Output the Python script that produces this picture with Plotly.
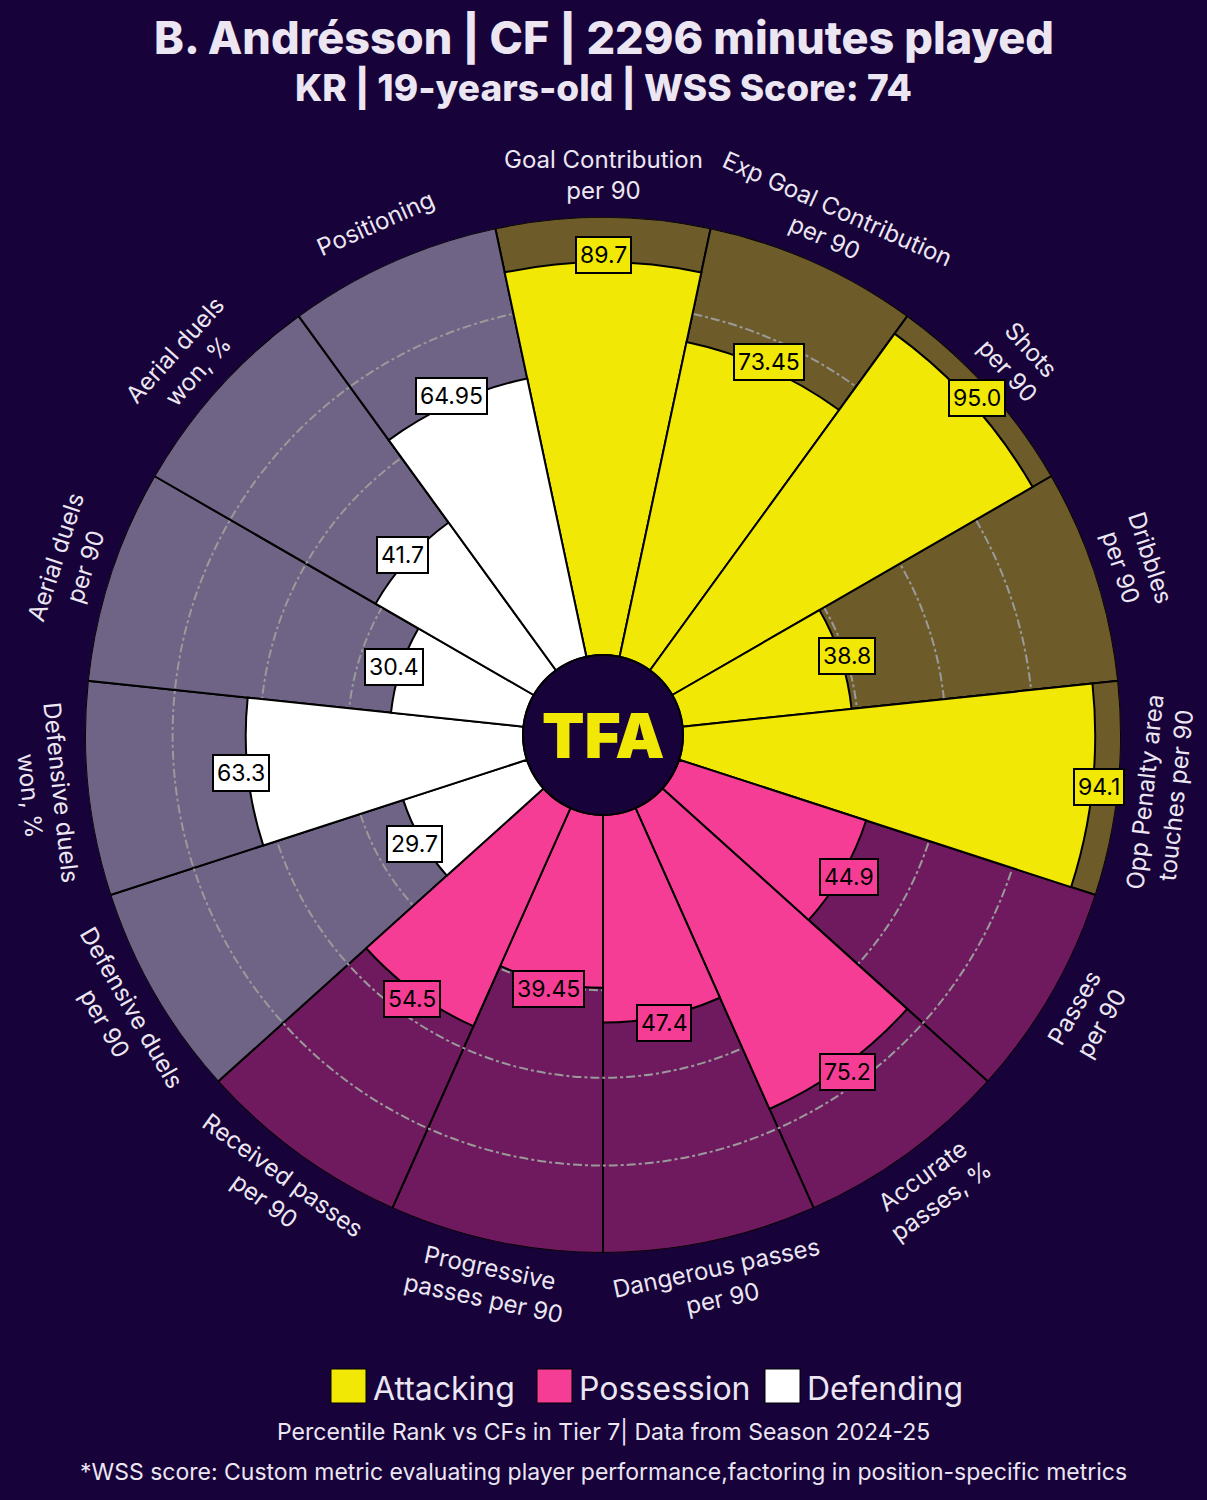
import math
import plotly.graph_objects as go

# ---------------- data ----------------
categories = [
    "Goal Contribution per 90", "Exp Goal Contribution per 90", "Shots per 90",
    "Dribbles per 90", "Opp Penalty area touches per 90", "Passes per 90",
    "Accurate passes, %", "Dangerous passes per 90", "Progressive passes per 90",
    "Received passes per 90", "Defensive duels per 90", "Defensive duels won, %",
    "Aerial duels per 90", "Aerial duels won, %", "Positioning",
]
label_text = [
    "Goal Contribution<br>per 90", "Exp Goal Contribution<br>per 90", "Shots<br>per 90",
    "Dribbles<br>per 90", "Opp Penalty area<br>touches per 90", "Passes<br>per 90",
    "Accurate<br>passes, %", "Dangerous passes<br>per 90", "Progressive<br>passes per 90",
    "Received passes<br>per 90", "Defensive duels<br>per 90", "Defensive duels<br>won, %",
    "Aerial duels<br>per 90", "Aerial duels<br>won, %", "Positioning",
]
values = [89.7, 73.45, 95.0, 38.8, 94.1, 44.9, 75.2, 47.4, 39.45, 54.5,
          29.7, 63.3, 30.4, 41.7, 64.95]
value_text = ["89.7", "73.45", "95.0", "38.8", "94.1", "44.9", "75.2", "47.4",
              "39.45", "54.5", "29.7", "63.3", "30.4", "41.7", "64.95"]
groups = ["Attacking"] * 5 + ["Possession"] * 5 + ["Defending"] * 5
group_names = ["Attacking", "Possession", "Defending"]
grid_ticks = [20, 40, 60, 80]

# ---------------- style ----------------
BG = "#17023a"
TXT = "#ece6f2"
col = {"Attacking": "#f2e806", "Possession": "#f53d96", "Defending": "#ffffff"}
col_bg = {"Attacking": "#6e5b2a", "Possession": "#6f1a5f", "Defending": "#6f6386"}

W, H = 1207, 1500
CX, CY = 603, 735          # centre in px (from top-left)
R = 518                    # outer radius in px
HOLE = 80                  # hole radius in px
RMAX = 100.0
FONT = "Inter"

dom_x = [(CX - R) / W, (CX + R) / W]
dom_y = [1 - (CY + R) / H, 1 - (CY - R) / H]


def r_px(v):
    return HOLE + (R - HOLE) * v / RMAX


def to_paper(rp, ang):
    a = math.radians(ang)
    return (CX + rp * math.sin(a)) / W, 1 - (CY - rp * math.cos(a)) / H


n = len(categories)
step = 360.0 / n

fig = go.Figure()

# background slices (bottom polar)
fig.add_trace(go.Barpolar(
    r=[RMAX] * n, theta=categories,
    marker=dict(color=[col_bg[g] for g in groups], line=dict(color="#000000", width=2)),
    subplot="polar", showlegend=False, hoverinfo="skip",
))
# value slices (top polar)
fig.add_trace(go.Barpolar(
    r=values, theta=categories,
    marker=dict(color=[col[g] for g in groups], line=dict(color="#000000", width=2)),
    subplot="polar2", showlegend=False,
))

common_ang = dict(direction="clockwise", rotation=90, showgrid=False, showline=False,
                  showticklabels=False, ticks="", categoryorder="array",
                  categoryarray=categories)
fig.update_layout(
    width=W, height=H,
    margin=dict(l=0, r=0, t=0, b=0),
    paper_bgcolor=BG, plot_bgcolor=BG,
    polar=dict(
        domain=dict(x=dom_x, y=dom_y), hole=HOLE / R, bgcolor=BG, bargap=0,
        radialaxis=dict(range=[0, RMAX], showgrid=False, showline=False,
                        showticklabels=False, ticks=""),
        angularaxis=common_ang,
    ),
    polar2=dict(
        domain=dict(x=dom_x, y=dom_y), hole=HOLE / R, bgcolor="rgba(0,0,0,0)", bargap=0,
        radialaxis=dict(range=[0, RMAX], tickvals=grid_ticks, showgrid=True,
                        gridcolor="#9a9a9a", griddash="dashdot", gridwidth=1.5,
                        showline=False, showticklabels=False, ticks=""),
        angularaxis=common_ang,
    ),
)

ann = []
# value labels
for i, v in enumerate(values):
    ang = i * step
    x, y = to_paper(r_px(v) + 7, ang)
    ann.append(dict(x=x, y=y, xref="paper", yref="paper", text=value_text[i],
                    showarrow=False, font=dict(family=FONT, size=23, color="#000000"),
                    bgcolor=col[groups[i]], bordercolor="#000000", borderwidth=2,
                    borderpad=3, xanchor="center", yanchor="middle"))

# category labels
for i, t in enumerate(label_text):
    ang = i * step
    if 90 < ang < 270:
        rot = ang - 180
    elif ang >= 270:
        rot = ang - 360
    else:
        rot = ang
    x, y = to_paper(R + 42, ang)
    ann.append(dict(x=x, y=y, xref="paper", yref="paper", text=t, showarrow=False,
                    textangle=rot, font=dict(family=FONT, size=24, color=TXT),
                    xanchor="center", yanchor="middle", align="center"))

# centre logo
ann.append(dict(x=CX / W, y=1 - CY / H, xref="paper", yref="paper", text="TFA",
                showarrow=False, font=dict(family=FONT, size=62, color=col["Attacking"],
                                           weight=900),
                xanchor="center", yanchor="middle"))

# titles
ann.append(dict(x=0.5, y=1 - 38 / H, xref="paper", yref="paper",
                text="B. Andrésson | CF | 2296 minutes played", showarrow=False,
                font=dict(family=FONT, size=45, color=TXT, weight=800),
                xanchor="center", yanchor="middle"))
ann.append(dict(x=0.5, y=1 - 88 / H, xref="paper", yref="paper",
                text="KR | 19-years-old | WSS Score: 74", showarrow=False,
                font=dict(family=FONT, size=37, color=TXT, weight=800),
                xanchor="center", yanchor="middle"))

# footer
ann.append(dict(x=0.5, y=1 - 1432 / H, xref="paper", yref="paper",
                text="Percentile Rank vs CFs in Tier 7| Data from Season 2024-25",
                showarrow=False, font=dict(family=FONT, size=23, color=TXT),
                xanchor="center", yanchor="middle"))
ann.append(dict(x=0.5, y=1 - 1472 / H, xref="paper", yref="paper",
                text="*WSS score: Custom metric evaluating player performance,factoring in position-specific metrics",
                showarrow=False, font=dict(family=FONT, size=23, color=TXT),
                xanchor="center", yanchor="middle"))

shapes = []
# legend (manual)
leg_x = [331, 537, 765]
for gx, g in zip(leg_x, group_names):
    shapes.append(dict(type="rect", xref="paper", yref="paper",
                       x0=gx / W, x1=(gx + 35) / W, y0=1 - 1403 / H, y1=1 - 1369 / H,
                       fillcolor=col[g], line=dict(color="#000000", width=1)))
    ann.append(dict(x=(gx + 40) / W, y=1 - 1388 / H, xref="paper", yref="paper",
                    text=g, showarrow=False, font=dict(family=FONT, size=32, color=TXT),
                    xanchor="left", yanchor="middle"))

# centre circle
shapes.append(dict(type="circle", xref="paper", yref="paper",
                   x0=(CX - HOLE) / W, x1=(CX + HOLE) / W,
                   y0=1 - (CY + HOLE) / H, y1=1 - (CY - HOLE) / H,
                   fillcolor=BG, line=dict(color="#000000", width=2), layer="above"))

fig.update_layout(annotations=ann, shapes=shapes)
fig.write_html("out.html")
____
-- What this task involves --
From the opening line of the listing above through the line bearing "import plotly.graph_objects as go", repeat each line exactly. Drop every picture.

-- In response --
Output the Python script that produces this picture with Plotly.
import math
import plotly.graph_objects as go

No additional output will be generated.